- _What you should do_: Please reproduce the lines of the records below from the one holding "Convert this chart to Altair code." through the one holding "CS_POS = 34", inclusive, skipping all pictures.
+++ Records to process
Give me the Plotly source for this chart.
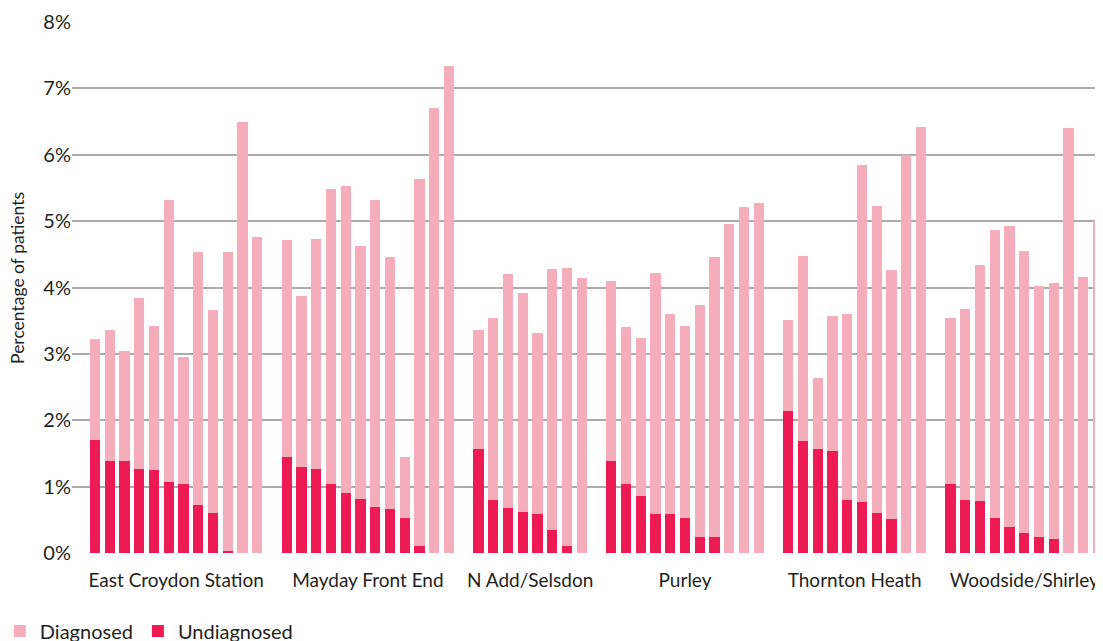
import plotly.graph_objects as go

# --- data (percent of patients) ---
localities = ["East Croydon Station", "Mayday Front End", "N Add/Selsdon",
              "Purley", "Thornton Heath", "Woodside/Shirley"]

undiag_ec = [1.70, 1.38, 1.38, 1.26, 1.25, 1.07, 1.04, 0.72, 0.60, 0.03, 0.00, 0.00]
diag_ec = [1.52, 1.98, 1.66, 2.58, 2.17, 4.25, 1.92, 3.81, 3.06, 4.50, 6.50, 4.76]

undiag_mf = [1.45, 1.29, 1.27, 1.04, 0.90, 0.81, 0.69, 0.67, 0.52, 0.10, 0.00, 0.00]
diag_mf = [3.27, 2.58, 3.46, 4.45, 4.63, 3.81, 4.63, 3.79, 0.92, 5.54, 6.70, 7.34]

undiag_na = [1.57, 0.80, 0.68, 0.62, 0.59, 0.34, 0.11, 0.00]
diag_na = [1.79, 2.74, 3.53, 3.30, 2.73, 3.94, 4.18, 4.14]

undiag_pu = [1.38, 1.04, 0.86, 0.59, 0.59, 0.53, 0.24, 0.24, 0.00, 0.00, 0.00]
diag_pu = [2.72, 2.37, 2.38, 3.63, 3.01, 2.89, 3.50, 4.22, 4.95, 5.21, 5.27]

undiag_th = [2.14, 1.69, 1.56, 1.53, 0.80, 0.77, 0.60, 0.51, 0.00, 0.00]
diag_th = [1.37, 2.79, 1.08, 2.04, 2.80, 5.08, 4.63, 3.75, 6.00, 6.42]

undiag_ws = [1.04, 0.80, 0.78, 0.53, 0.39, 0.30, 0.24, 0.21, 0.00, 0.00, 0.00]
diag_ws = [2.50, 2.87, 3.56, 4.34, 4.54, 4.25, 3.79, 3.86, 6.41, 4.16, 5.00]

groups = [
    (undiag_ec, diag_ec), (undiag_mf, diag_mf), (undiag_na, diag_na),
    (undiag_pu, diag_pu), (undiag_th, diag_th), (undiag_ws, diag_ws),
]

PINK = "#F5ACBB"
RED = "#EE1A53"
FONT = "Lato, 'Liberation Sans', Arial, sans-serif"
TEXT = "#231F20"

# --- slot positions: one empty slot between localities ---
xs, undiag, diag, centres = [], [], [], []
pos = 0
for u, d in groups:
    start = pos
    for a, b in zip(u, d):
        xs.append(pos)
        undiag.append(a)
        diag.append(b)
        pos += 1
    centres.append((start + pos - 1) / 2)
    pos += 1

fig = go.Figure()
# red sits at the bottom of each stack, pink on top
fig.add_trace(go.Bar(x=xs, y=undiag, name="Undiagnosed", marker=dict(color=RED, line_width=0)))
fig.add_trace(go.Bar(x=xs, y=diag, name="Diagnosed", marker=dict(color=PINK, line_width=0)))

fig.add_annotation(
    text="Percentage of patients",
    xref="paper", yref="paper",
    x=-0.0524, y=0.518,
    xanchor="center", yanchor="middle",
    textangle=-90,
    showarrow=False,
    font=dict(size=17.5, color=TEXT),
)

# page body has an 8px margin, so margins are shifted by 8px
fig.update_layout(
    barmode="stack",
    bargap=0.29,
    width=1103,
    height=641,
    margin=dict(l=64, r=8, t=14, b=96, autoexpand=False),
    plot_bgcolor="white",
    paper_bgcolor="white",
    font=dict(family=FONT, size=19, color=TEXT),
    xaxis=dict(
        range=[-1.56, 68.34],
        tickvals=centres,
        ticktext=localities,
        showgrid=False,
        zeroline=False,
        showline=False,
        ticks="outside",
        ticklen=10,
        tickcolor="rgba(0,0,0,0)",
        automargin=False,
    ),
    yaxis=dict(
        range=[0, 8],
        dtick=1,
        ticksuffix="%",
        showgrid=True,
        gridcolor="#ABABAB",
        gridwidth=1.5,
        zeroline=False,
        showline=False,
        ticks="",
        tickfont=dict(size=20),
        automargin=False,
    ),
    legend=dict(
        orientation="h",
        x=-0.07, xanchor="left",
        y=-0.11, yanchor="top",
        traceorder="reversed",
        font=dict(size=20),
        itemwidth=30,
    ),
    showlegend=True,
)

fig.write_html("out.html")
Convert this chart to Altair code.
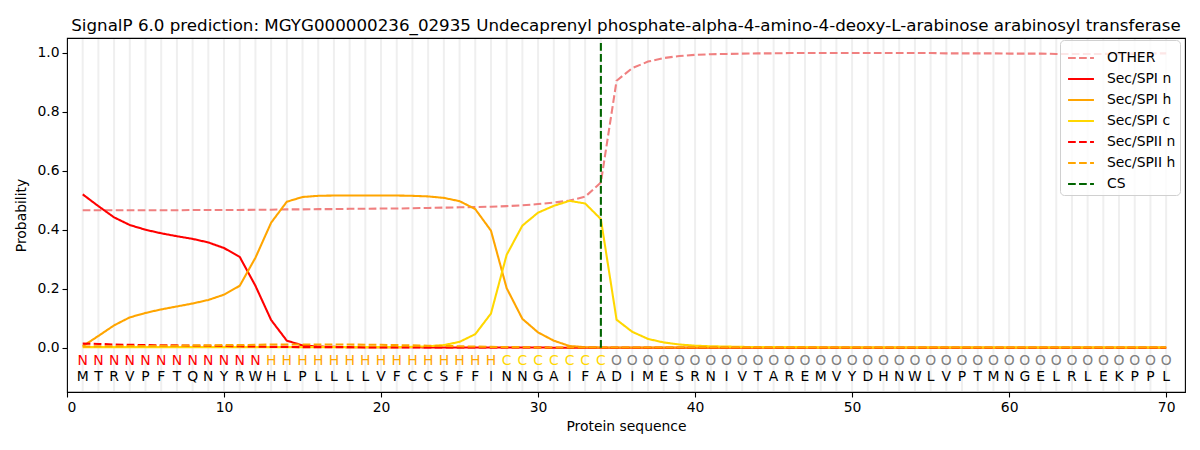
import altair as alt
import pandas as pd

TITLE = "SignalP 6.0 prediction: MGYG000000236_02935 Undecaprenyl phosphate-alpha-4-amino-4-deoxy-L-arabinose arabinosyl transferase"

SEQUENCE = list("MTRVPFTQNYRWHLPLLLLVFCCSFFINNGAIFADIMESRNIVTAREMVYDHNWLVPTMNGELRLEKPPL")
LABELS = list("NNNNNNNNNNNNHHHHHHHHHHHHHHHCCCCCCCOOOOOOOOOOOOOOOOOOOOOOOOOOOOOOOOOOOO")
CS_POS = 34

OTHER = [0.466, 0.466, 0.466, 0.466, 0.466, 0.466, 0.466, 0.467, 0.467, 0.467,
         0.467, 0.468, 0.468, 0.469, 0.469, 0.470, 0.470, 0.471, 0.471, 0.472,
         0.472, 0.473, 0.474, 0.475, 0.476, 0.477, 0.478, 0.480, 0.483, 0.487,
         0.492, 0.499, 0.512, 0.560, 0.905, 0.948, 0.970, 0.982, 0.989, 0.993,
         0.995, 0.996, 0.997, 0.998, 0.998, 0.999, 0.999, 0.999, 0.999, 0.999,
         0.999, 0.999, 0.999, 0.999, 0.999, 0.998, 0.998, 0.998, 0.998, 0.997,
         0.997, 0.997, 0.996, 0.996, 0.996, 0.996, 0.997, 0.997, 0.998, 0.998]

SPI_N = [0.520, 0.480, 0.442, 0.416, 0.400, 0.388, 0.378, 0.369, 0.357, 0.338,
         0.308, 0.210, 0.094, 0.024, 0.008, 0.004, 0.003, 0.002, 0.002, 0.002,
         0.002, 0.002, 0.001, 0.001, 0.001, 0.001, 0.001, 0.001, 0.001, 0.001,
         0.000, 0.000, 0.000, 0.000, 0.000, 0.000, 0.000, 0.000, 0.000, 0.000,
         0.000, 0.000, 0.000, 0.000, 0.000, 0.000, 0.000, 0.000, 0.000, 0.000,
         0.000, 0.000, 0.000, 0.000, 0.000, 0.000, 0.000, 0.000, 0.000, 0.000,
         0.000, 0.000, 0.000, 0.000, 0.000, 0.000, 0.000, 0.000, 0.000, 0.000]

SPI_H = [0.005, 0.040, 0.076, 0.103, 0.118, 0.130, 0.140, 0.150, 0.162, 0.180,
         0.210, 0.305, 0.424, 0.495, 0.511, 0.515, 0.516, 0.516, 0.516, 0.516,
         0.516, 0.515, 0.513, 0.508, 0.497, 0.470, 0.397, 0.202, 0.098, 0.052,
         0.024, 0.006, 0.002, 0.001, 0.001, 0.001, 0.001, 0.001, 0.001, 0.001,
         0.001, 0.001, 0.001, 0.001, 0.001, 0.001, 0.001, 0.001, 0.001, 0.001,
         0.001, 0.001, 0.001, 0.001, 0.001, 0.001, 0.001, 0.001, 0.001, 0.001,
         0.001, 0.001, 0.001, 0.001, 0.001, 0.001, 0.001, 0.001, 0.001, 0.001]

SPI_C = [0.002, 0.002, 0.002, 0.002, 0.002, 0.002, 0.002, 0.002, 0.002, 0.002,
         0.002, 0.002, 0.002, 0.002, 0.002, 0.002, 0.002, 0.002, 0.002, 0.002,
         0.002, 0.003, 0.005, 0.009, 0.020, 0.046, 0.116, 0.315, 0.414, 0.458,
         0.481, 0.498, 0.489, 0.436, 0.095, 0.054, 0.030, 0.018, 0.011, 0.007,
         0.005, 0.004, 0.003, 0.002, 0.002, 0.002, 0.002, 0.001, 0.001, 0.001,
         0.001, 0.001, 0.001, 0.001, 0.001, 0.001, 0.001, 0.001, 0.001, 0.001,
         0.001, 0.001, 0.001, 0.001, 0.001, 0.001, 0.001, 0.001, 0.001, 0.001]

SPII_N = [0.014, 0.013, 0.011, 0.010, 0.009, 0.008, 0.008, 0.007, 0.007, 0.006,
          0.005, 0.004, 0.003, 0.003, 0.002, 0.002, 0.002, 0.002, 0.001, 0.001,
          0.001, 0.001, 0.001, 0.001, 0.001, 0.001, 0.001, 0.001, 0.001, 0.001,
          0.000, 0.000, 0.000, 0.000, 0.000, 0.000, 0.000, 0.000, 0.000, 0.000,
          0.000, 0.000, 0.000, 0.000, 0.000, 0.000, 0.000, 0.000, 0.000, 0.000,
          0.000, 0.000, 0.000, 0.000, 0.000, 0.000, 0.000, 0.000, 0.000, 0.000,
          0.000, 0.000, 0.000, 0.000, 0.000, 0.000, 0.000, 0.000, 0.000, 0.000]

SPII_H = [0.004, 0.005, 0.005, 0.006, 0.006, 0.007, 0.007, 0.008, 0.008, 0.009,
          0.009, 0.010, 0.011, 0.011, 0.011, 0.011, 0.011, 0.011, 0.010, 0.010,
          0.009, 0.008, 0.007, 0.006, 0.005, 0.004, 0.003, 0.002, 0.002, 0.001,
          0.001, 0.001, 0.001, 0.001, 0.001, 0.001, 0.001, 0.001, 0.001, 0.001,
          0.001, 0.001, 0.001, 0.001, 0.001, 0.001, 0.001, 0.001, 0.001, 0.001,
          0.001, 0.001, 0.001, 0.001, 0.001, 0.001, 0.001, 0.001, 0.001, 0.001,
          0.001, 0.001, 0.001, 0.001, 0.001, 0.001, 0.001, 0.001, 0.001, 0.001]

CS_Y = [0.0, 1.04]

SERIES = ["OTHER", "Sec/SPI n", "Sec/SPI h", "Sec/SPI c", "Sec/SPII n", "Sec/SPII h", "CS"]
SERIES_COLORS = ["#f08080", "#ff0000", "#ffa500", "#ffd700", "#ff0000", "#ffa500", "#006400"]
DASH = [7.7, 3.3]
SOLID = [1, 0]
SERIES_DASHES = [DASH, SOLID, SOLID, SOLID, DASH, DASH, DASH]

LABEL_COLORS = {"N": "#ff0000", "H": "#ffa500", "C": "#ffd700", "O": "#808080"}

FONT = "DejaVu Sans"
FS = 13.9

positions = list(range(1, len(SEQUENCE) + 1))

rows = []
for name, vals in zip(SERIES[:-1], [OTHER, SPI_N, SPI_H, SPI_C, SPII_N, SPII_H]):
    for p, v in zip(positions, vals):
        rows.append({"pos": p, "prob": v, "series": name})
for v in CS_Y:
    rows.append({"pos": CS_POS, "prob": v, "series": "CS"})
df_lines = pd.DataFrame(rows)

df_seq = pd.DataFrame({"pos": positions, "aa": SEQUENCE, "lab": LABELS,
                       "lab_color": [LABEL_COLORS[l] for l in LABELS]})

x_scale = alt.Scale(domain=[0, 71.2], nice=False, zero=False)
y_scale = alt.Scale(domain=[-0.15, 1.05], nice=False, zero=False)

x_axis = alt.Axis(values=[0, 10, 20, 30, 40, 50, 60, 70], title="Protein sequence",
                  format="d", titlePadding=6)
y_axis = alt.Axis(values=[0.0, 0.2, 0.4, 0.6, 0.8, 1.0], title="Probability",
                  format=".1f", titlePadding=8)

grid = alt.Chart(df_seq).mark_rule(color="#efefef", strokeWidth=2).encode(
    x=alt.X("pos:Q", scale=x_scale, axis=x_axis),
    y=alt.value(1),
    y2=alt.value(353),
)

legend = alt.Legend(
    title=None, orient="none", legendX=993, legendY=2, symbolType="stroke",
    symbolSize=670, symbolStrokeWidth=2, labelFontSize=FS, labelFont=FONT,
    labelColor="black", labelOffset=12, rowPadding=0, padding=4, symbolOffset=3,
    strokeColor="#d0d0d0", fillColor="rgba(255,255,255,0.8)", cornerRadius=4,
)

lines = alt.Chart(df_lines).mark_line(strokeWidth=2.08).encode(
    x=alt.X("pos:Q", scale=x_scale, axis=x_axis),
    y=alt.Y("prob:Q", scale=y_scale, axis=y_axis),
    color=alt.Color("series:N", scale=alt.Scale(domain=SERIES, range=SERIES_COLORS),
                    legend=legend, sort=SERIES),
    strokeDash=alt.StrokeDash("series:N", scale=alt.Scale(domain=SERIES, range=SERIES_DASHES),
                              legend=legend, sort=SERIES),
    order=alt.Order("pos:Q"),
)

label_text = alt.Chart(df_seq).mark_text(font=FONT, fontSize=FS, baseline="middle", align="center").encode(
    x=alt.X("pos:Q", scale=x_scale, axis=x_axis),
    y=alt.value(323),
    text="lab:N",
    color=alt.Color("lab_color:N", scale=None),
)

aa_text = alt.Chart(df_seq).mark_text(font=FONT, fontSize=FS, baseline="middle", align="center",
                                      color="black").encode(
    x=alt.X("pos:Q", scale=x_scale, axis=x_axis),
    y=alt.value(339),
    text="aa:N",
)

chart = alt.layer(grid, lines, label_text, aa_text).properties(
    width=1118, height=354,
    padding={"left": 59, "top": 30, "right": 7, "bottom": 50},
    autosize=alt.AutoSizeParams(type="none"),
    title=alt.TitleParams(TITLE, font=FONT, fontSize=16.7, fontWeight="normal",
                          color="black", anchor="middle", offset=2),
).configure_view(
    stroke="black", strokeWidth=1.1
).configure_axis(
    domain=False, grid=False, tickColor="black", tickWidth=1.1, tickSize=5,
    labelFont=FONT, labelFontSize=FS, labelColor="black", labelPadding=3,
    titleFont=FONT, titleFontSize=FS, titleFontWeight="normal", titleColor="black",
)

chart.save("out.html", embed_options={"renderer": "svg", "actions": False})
++++++
- _Output for this task_:
Convert this chart to Altair code.
import altair as alt
import pandas as pd

TITLE = "SignalP 6.0 prediction: MGYG000000236_02935 Undecaprenyl phosphate-alpha-4-amino-4-deoxy-L-arabinose arabinosyl transferase"

SEQUENCE = list("MTRVPFTQNYRWHLPLLLLVFCCSFFINNGAIFADIMESRNIVTAREMVYDHNWLVPTMNGELRLEKPPL")
LABELS = list("NNNNNNNNNNNNHHHHHHHHHHHHHHHCCCCCCCOOOOOOOOOOOOOOOOOOOOOOOOOOOOOOOOOOOO")
CS_POS = 34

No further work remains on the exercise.